Quick peek under the hood by exploring assembly code can give you information whether two statements has been optimized into exactly same code. It might not be so clear from benchmarking the code.

In the case you asked (if vs tenary operator) it should always lead to same machine code, because tenary operator is just a syntactic sugar for if and physically it's actually the same operation.


Analyse the Time Complexity of the two algorithms. If they seem competitive,

Benchmark.

Provide a sufficient large input for your problem, so that the timing is not affected by other -OS- overheads.

Develop two programs that solve the same problem, but with a different approach.

I have some methods in Time measurements to time code. Example:

#include <sys/time.h>
#include <time.h>

typedef struct timeval wallclock_t;

void wallclock_mark(wallclock_t *const tptr)
{
    gettimeofday(tptr, NULL);
}

double wallclock_since(wallclock_t *const tptr)
{
    struct timeval  now;
    gettimeofday(&now, NULL);

    return difftime(now.tv_sec, tptr->tv_sec)
            + ((double)now.tv_usec - (double)tptr->tv_usec) / 1000000.0;
}

int main(void)
{
    wallclock_t  t;
    double  s;

    wallclock_mark(&t);

    /*
     * Solve the problem with Algorithm 1
    */

    s = wallclock_since(&t);
    printf("That took %.9f seconds wall clock time.\n", s);
    return 0;
}

You will get a time measurement. Then you use solve the problem with "Algorithm 2", for example, and compare these measurements.

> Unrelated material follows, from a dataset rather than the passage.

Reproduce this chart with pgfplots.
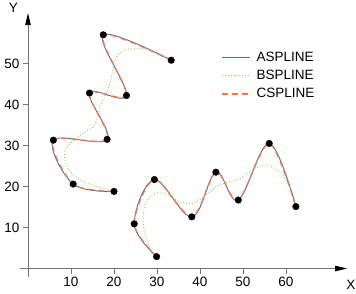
\documentclass[border=0pt]{standalone}
\usepackage{pgfplots}
\pgfplotsset{compat=1.18}
\usepackage{fontspec}
\setmainfont{Liberation Sans}
\usetikzlibrary{arrows.meta}
\definecolor{cA}{RGB}{58,112,192}
\definecolor{cB}{RGB}{140,205,90}
\definecolor{cC}{RGB}{255,115,60}
\begin{document}
\begin{tikzpicture}
\begin{axis}[
  x=4.3pt, y=4.1pt,
  xmin=-1.9, xmax=74.2, ymin=-2, ymax=62.3,
  axis lines=middle,
  clip=false,
  x axis line style={draw=black!55, line width=0.8pt, -{Triangle[length=12pt,width=5.5pt,black]}},
  y axis line style={draw=black!55, line width=0.8pt, -{Triangle[length=12pt,width=5.5pt,black]}},
  xtick={10,20,30,40,50,60}, ytick={10,20,30,40,50},
  tick align=outside, major tick length=5pt,
  tick style={draw=black!55, line width=0.8pt},
  /pgf/number format/assume math mode=true,
  ticklabel style={font=\fontsize{13.5}{15}\selectfont},
  xlabel={X}, ylabel={Y},
  xlabel style={at={(axis description cs:1.012,-0.031)}, anchor=center, font=\fontsize{13.5}{15}\selectfont},
  ylabel style={at={(axis description cs:-0.0198,1.02)}, anchor=center, font=\fontsize{13.5}{15}\selectfont},
  legend style={draw=none, fill=none, at={(axis cs:44.2,53.9)}, anchor=north west,
    font=\fontsize{13.5}{15}\selectfont, row sep=3.5pt},
  legend cell align=left,
  legend image code/.code={\draw[#1] (0pt,0pt) -- (28pt,0pt); \path (32pt,0pt);},
]
% ASPLINE
\addplot[color=cA, line width=0.9pt, smooth, tension=0.6] coordinates {
(20,18.8) (10.5,20.6) (5.9,31.3) (18.4,31.5) (14.3,42.8) (22.9,42.2) (17.5,57) (33.3,50.8)};
\addlegendentry{ASPLINE}
% BSPLINE
\addplot[color=cB, line width=0.9pt, dotted, smooth] coordinates {
(20,18.8) (16.7,19.7) (12.9,21.2) (9.8,23.6) (8.6,26.5) (8.7,29.0) (10.2,30.9) (12.9,33.0) (15.2,34.6) (16.3,37.0) (16.6,39.3) (17.9,42.0) (19.2,45.8) (20.0,49.8) (20.8,52.0) (22.3,53.2) (24.5,53.6) (27.5,53.5) (30.0,52.6) (31.9,51.6) (33.3,50.8)};
\addlegendentry{BSPLINE}
% CSPLINE
\addplot[color=cC, line width=1.3pt, dash pattern=on 6pt off 4pt, smooth, tension=0.5] coordinates {
(20,18.8) (10.5,20.6) (5.9,31.3) (18.4,31.5) (14.3,42.8) (22.9,42.2) (17.5,57) (33.3,50.8)};
\addlegendentry{CSPLINE}
% second group
\addplot[color=cA, line width=0.9pt, smooth, tension=0.6, forget plot] coordinates {
(29.9,2.9) (24.7,10.9) (29.4,21.7) (38.1,12.6) (43.7,23.5) (48.9,16.7) (56.1,30.5) (62.3,15.1)};
\addplot[color=cB, line width=0.9pt, dotted, smooth, forget plot] coordinates {
(29.9,2.9) (29.1,3.7) (28.0,6.1) (27.0,9.4) (26.8,12.6) (27.2,15.5) (28.4,17.5) (30.3,18.5) (32.2,18.2) (33.8,17.1) (35.3,16.3) (37.3,15.9) (38.8,16.0) (40.4,17.1) (42.3,18.7) (43.9,20.1) (45.4,20.7) (47.0,21.2) (49.0,21.8) (51.6,23.6) (53.5,24.8) (55.1,25.2) (57.0,24.6) (59.0,23.2) (60.5,20.8) (61.7,17.9) (62.3,15.1)};
\addplot[color=cC, line width=1.3pt, dash pattern=on 6pt off 4pt, smooth, tension=0.5, forget plot] coordinates {
(29.9,2.9) (24.7,10.9) (29.4,21.7) (38.1,12.6) (43.7,23.5) (48.9,16.7) (56.1,30.5) (62.3,15.1)};
% points
\addplot[only marks, mark=*, mark size=3.3pt, black, forget plot] coordinates {
(20,18.8) (10.5,20.6) (5.9,31.3) (18.4,31.5) (14.3,42.8) (22.9,42.2) (17.5,57) (33.3,50.8)
(29.9,2.9) (24.7,10.9) (29.4,21.7) (38.1,12.6) (43.7,23.5) (48.9,16.7) (56.1,30.5) (62.3,15.1)};
\coordinate (bl) at (axis cs:-6.51,-5.98);
\coordinate (tr) at (axis cs:76.28,65.49);
\end{axis}
\pgfresetboundingbox
\useasboundingbox (bl) rectangle (tr);
\end{tikzpicture}
\end{document}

PS: Or you could check the Assembly code of every approach, for a more low level approach.


One of the ways is using time function in the bash shell followed by execution repeated for a large number of times. This will show which is better. And make A template which does nothing of the two and you can know the buffer time.

Please take the calculation for many cases and compare averages before making any conclusions.